Dados do Sebrae mostram que pequenos negócios são responsáveis por 95% dos empregos formais, o que equivale a cerca de 30% do PIB. E, de acordo com o Monitor Global de Empreendedorismo, as mulheres representam 54,6% dos empreendedores no país. A habilidade de Fontes em negociar e criar conexões que se desdobram em benefícios é fruto de sua sensibilidade com a realidade do perfil majoritário das empreendedoras brasileiras: mulheres de classes C, D e E, pretas e pardas, que empreendem por necessidade. Filha de um pescador e uma lavradora, ela nasceu no sertão de Alagoas, em Igreja Nova, cidade com 24.000 habitantes, e conheceu de perto as vulnerabilidades sociais e econômicas que hoje ajuda a apaziguar. Aos 4 anos, acompanhando os pais, que tentavam uma vida melhor para ela e os irmãos, mudou-se para São Paulo.
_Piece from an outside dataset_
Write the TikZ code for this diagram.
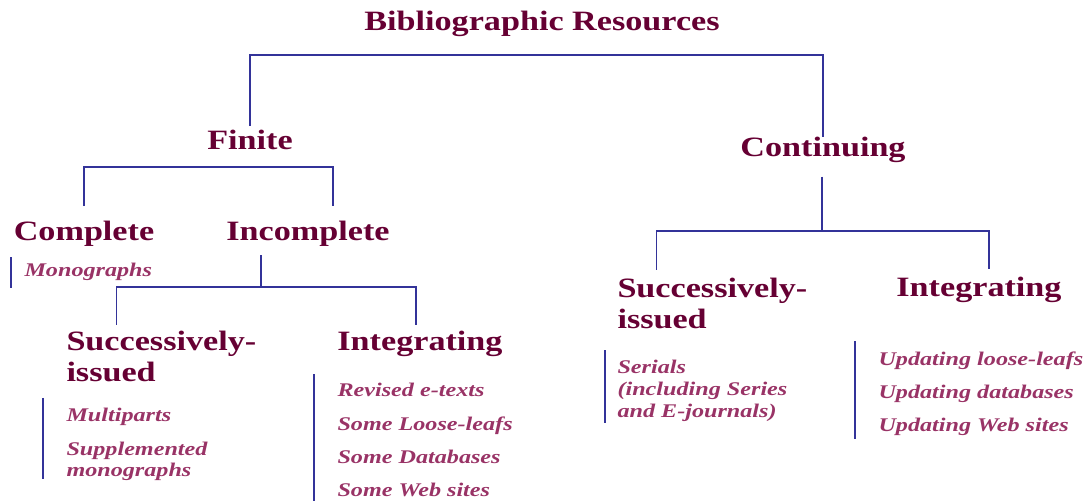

Com dinheiro emprestado de uma vizinha, concluiu a faculdade de publicidade e propaganda e entrou no mercado corporativo. Chegou à vice-presidência de marketing de uma grande empresa do setor automotivo. Após 18 anos como executiva, decidiu renunciar à estabilidade e empreender. Hoje, além da RME, Ana Fontes está no board de empresas como Unimed, Faculdade Anhembi Morumbi e Instituto Avon. É professora do programa Empreendedorismo em Ação, do Insper, e cocoordenadora do GVPEC, curso de gestão empreendedora para mulheres da Fundação Getulio Vargas (FGV). Integra o Conselho de Desenvolvimento Econômico Social Sustentável e lidera o W20, um dos principais grupos de engajamento do G20, que, nos últimos anos, teve como principal bandeira a defesa da remuneração do trabalho de cuidado. Ela é ainda a prova de que visão de negócios aliada a um forte compromisso com a transformação social constituem uma receita poderosa e certeira.